- [TO DO]: Return the records that follow unaltered. Omit every picture.

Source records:
<<<<

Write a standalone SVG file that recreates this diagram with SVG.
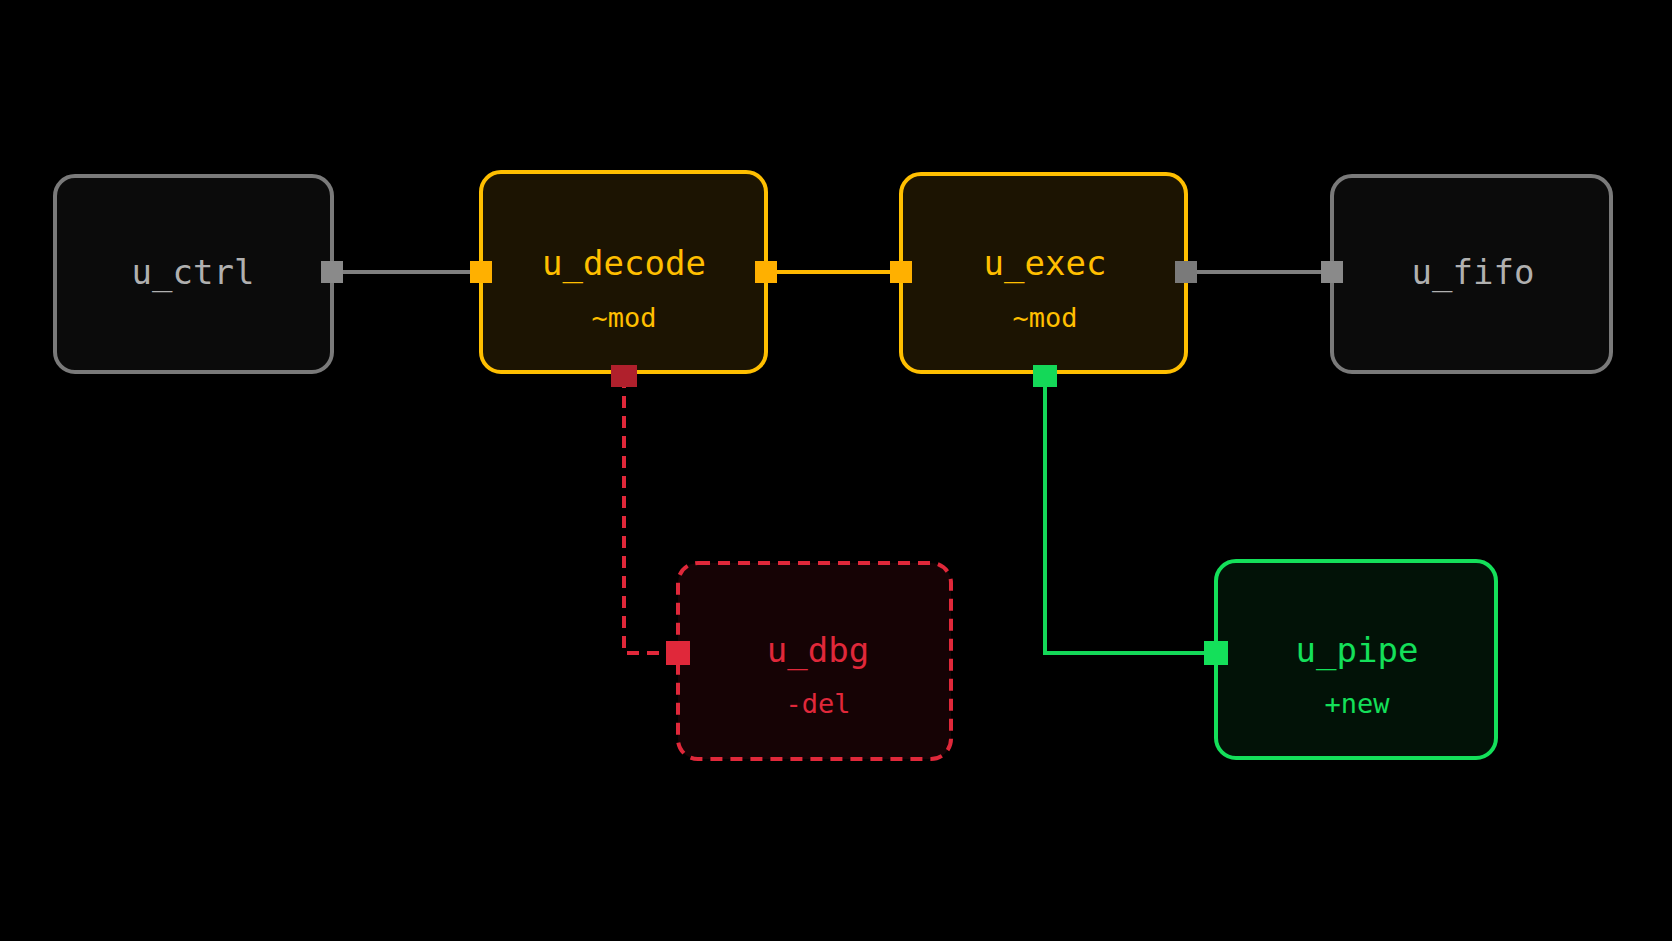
<svg xmlns="http://www.w3.org/2000/svg" width="1672" height="941" viewBox="0 0 1672 941">
<style>
.t{font-family:"DejaVu Sans Mono",monospace;font-size:34px;text-anchor:middle;dominant-baseline:central}
.s{font-family:"DejaVu Sans Mono",monospace;font-size:27px;text-anchor:middle;dominant-baseline:central}
.g rect.b{fill:#0b0b0b;stroke:#7a7a7a}
.y rect.b{fill:#1c1402;stroke:#ffbf00}
.r rect.b{fill:#160305;stroke:#e0283a;stroke-dasharray:12 8}
.n rect.b{fill:#021207;stroke:#14e05a}
rect.b{stroke-width:4}
</style>
<rect width="1672" height="941" fill="#000"/>
<g id="connectors" fill="none" stroke-width="4">
<line x1="332" y1="272" x2="481" y2="272" stroke="#808080"/>
<line x1="766" y1="272" x2="901" y2="272" stroke="#ffb800"/>
<line x1="1186" y1="272" x2="1332" y2="272" stroke="#808080"/>
<path d="M624 376 V653 H678" stroke="#e0283a" stroke-dasharray="12 8"/>
<path d="M1045 376 V653 H1216" stroke="#14d858"/>
</g>
<g id="u_ctrl" class="g"><rect class="b" x="55" y="176" width="277" height="196" rx="20"/><text class="t" x="193" y="272" fill="#b0b0b0">u_ctrl</text><rect x="321" y="261" width="22" height="22" fill="#8a8a8a"/></g>
<g id="u_decode" class="y"><rect class="b" x="481" y="172" width="285" height="200" rx="20"/><text class="t" x="624" y="263" fill="#ffbf00">u_decode</text><text class="s" x="624" y="317" fill="#ffbf00">~mod</text><rect x="470" y="261" width="22" height="22" fill="#ffb000"/><rect x="755" y="261" width="22" height="22" fill="#ffb000"/><rect x="611" y="365" width="26" height="22" fill="#b0202c"/></g>
<g id="u_exec" class="y"><rect class="b" x="901" y="174" width="285" height="198" rx="20"/><text class="t" x="1045" y="263" fill="#ffbf00">u_exec</text><text class="s" x="1045" y="317" fill="#ffbf00">~mod</text><rect x="890" y="261" width="22" height="22" fill="#ffb000"/><rect x="1175" y="261" width="22" height="22" fill="#7a7a7a"/><rect x="1033" y="365" width="24" height="22" fill="#14d858"/></g>
<g id="u_fifo" class="g"><rect class="b" x="1332" y="176" width="279" height="196" rx="20"/><text class="t" x="1473" y="272" fill="#b0b0b0">u_fifo</text><rect x="1321" y="261" width="22" height="22" fill="#8a8a8a"/></g>
<g id="u_dbg" class="r"><rect class="b" x="678" y="563" width="273" height="196" rx="20"/><text class="t" x="818" y="650" fill="#e0283a">u_dbg</text><text class="s" x="818" y="703" fill="#e0283a">-del</text><rect x="666" y="641" width="24" height="24" fill="#e0283a"/></g>
<g id="u_pipe" class="n"><rect class="b" x="1216" y="561" width="280" height="197" rx="20"/><text class="t" x="1357" y="650" fill="#14e05a">u_pipe</text><text class="s" x="1357" y="703" fill="#14e05a">+new</text><rect x="1204" y="641" width="24" height="24" fill="#14e05a"/></g>
</svg>
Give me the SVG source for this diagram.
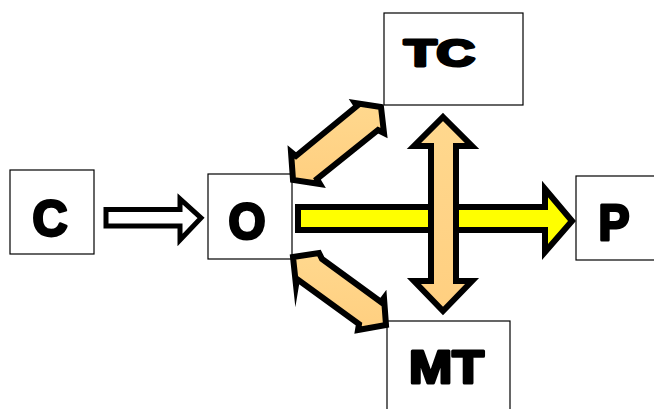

>>>>

- [RESPONSE TO THE EXERCISE]:
Write a standalone SVG file that recreates this diagram with SVG.
<svg xmlns="http://www.w3.org/2000/svg" width="1672" height="941" viewBox="0 0 1672 941">
<style>
.t{font-family:"DejaVu Sans Mono",monospace;font-size:34px;text-anchor:middle;dominant-baseline:central}
.s{font-family:"DejaVu Sans Mono",monospace;font-size:27px;text-anchor:middle;dominant-baseline:central}
.g rect.b{fill:#0b0b0b;stroke:#7a7a7a}
.y rect.b{fill:#1c1402;stroke:#ffbf00}
.r rect.b{fill:#160305;stroke:#e0283a;stroke-dasharray:12 8}
.n rect.b{fill:#021207;stroke:#14e05a}
rect.b{stroke-width:4}
</style>
<rect width="1672" height="941" fill="#000"/>
<g id="connectors" fill="none" stroke-width="4">
<line x1="332" y1="272" x2="481" y2="272" stroke="#808080"/>
<line x1="766" y1="272" x2="901" y2="272" stroke="#ffb800"/>
<line x1="1186" y1="272" x2="1332" y2="272" stroke="#808080"/>
<path d="M624 376 V653 H678" stroke="#e0283a" stroke-dasharray="12 8"/>
<path d="M1045 376 V653 H1216" stroke="#14d858"/>
</g>
<g id="u_ctrl" class="g"><rect class="b" x="55" y="176" width="277" height="196" rx="20"/><text class="t" x="193" y="272" fill="#b0b0b0">u_ctrl</text><rect x="321" y="261" width="22" height="22" fill="#8a8a8a"/></g>
<g id="u_decode" class="y"><rect class="b" x="481" y="172" width="285" height="200" rx="20"/><text class="t" x="624" y="263" fill="#ffbf00">u_decode</text><text class="s" x="624" y="317" fill="#ffbf00">~mod</text><rect x="470" y="261" width="22" height="22" fill="#ffb000"/><rect x="755" y="261" width="22" height="22" fill="#ffb000"/><rect x="611" y="365" width="26" height="22" fill="#b0202c"/></g>
<g id="u_exec" class="y"><rect class="b" x="901" y="174" width="285" height="198" rx="20"/><text class="t" x="1045" y="263" fill="#ffbf00">u_exec</text><text class="s" x="1045" y="317" fill="#ffbf00">~mod</text><rect x="890" y="261" width="22" height="22" fill="#ffb000"/><rect x="1175" y="261" width="22" height="22" fill="#7a7a7a"/><rect x="1033" y="365" width="24" height="22" fill="#14d858"/></g>
<g id="u_fifo" class="g"><rect class="b" x="1332" y="176" width="279" height="196" rx="20"/><text class="t" x="1473" y="272" fill="#b0b0b0">u_fifo</text><rect x="1321" y="261" width="22" height="22" fill="#8a8a8a"/></g>
<g id="u_dbg" class="r"><rect class="b" x="678" y="563" width="273" height="196" rx="20"/><text class="t" x="818" y="650" fill="#e0283a">u_dbg</text><text class="s" x="818" y="703" fill="#e0283a">-del</text><rect x="666" y="641" width="24" height="24" fill="#e0283a"/></g>
<g id="u_pipe" class="n"><rect class="b" x="1216" y="561" width="280" height="197" rx="20"/><text class="t" x="1357" y="650" fill="#14e05a">u_pipe</text><text class="s" x="1357" y="703" fill="#14e05a">+new</text><rect x="1204" y="641" width="24" height="24" fill="#14e05a"/></g>
</svg>
Give me the SVG source for this diagram.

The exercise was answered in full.